Si la reforma perpetua la naturaleza del presente bajo diferentes formas, y con ello perfecciona y prolonga en el tiempo un estado de cosas existencialmente opresivo, la revolución conlleva la ruptura cualitativa que provoca un nuevo comienzo, con el que da lugar a una apertura espacio-temporal a nuevas e ilimitadas posibilidades sobre un futuro aún por determinar. Lo importante para la revolución es la transformación del mundo, pero su transformación es imposible si no se conoce ese mismo mundo que se aspira a cambiar para, de este modo, adecuar los medios a los fines perseguidos con los que crear las condiciones que permitan la revolución misma.

Para un revolucionario lo importante en primer lugar es la lucha misma a través de la que  establece una coherencia entre fines y medios, entre teoría y práctica, que se plasman en una ética y en un estilo que articulan una forma de vida que dota de plena vigencia a aquellas convicciones que lo inspiran. Así es como ese mundo nuevo que se aspira conseguir comienza a estar en vías de construcción. Y en segundo lugar la creación de las condiciones necesarias para romper con la naturaleza de la realidad, y con ello sentar las bases que harán posible la revolución, lo cual constituye una posibilidad real cuando su acción está dirigida por la coherencia de la ética y el estilo que le son inherentes además de la adecuación de los medios a los fines perseguidos. De este modo, la tarea revolucionaria consiste en encaminar la acción sin ilusión sabiendo poner por igual la victoria y la derrota, pues lo importante es que las posiciones interiores permanezcan intactas para que en cualquier circunstancia lo que debe ser hecho sea hecho. Esto último es la garantía de que mientras existan revolucionarios exista también una esperanza para la revolución.

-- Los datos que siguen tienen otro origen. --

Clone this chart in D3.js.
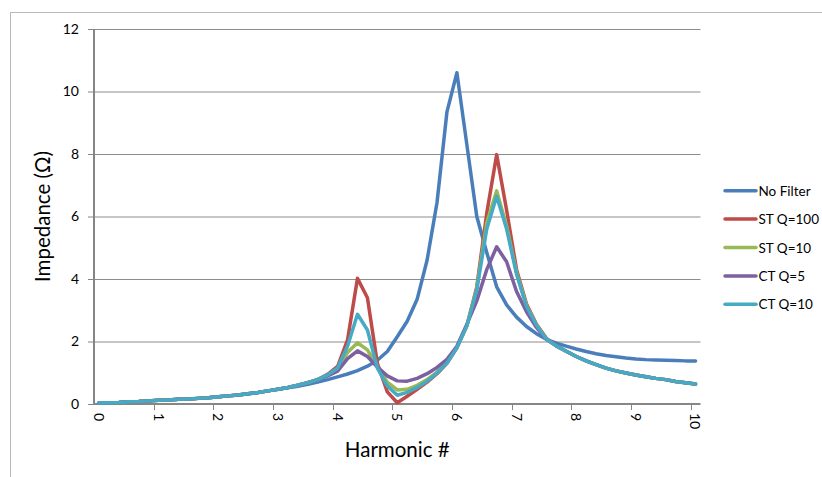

[1] Entre los principales pensadores que concibieron la historia de esta manera cabe destacar a Heráclito en AA.VV., Fragmentos, Barcelona, Folio, 1999. Sorokin, Pitirim, Dinámica social y cultural, Madrid, Instituto de Estudios Políticos, 1962. Sorokin, Pitirim, Tendencias básicas de nuestro tiempo, Buenos Aires, La Pléyade, 1969. Danilevsky, Nikolay, Россия и Европа. Взгляд на культурные и политические отношения Славянского мира к Германо-Романскому, San Petersburgo, Hermanos Panteleev, 1895. Spengler, Oswald, La decadencia de Occidente: bosquejo de una morfología de la historia universal, Madrid, Espasa, 1998. Toynbee, Arnold, Estudio de la historia, Madrid, Alianza, 1975. Nietzsche, Friedrich, Así habló Zaratustra, Madrid, Alianza, 1998. Vico, Giambattista, Principios de Ciencia Nueva, Barcelona, Folio, 2002.

[2] Cabe apuntar que la realidad actual se caracteriza más bien por una completa y absoluta falta de convicciones que por su existencia.


[3] Esto explica en gran medida la archiconocida frase de Buenaventura Durruti: “Llevamos un mundo nuevo en nuestros corazones”.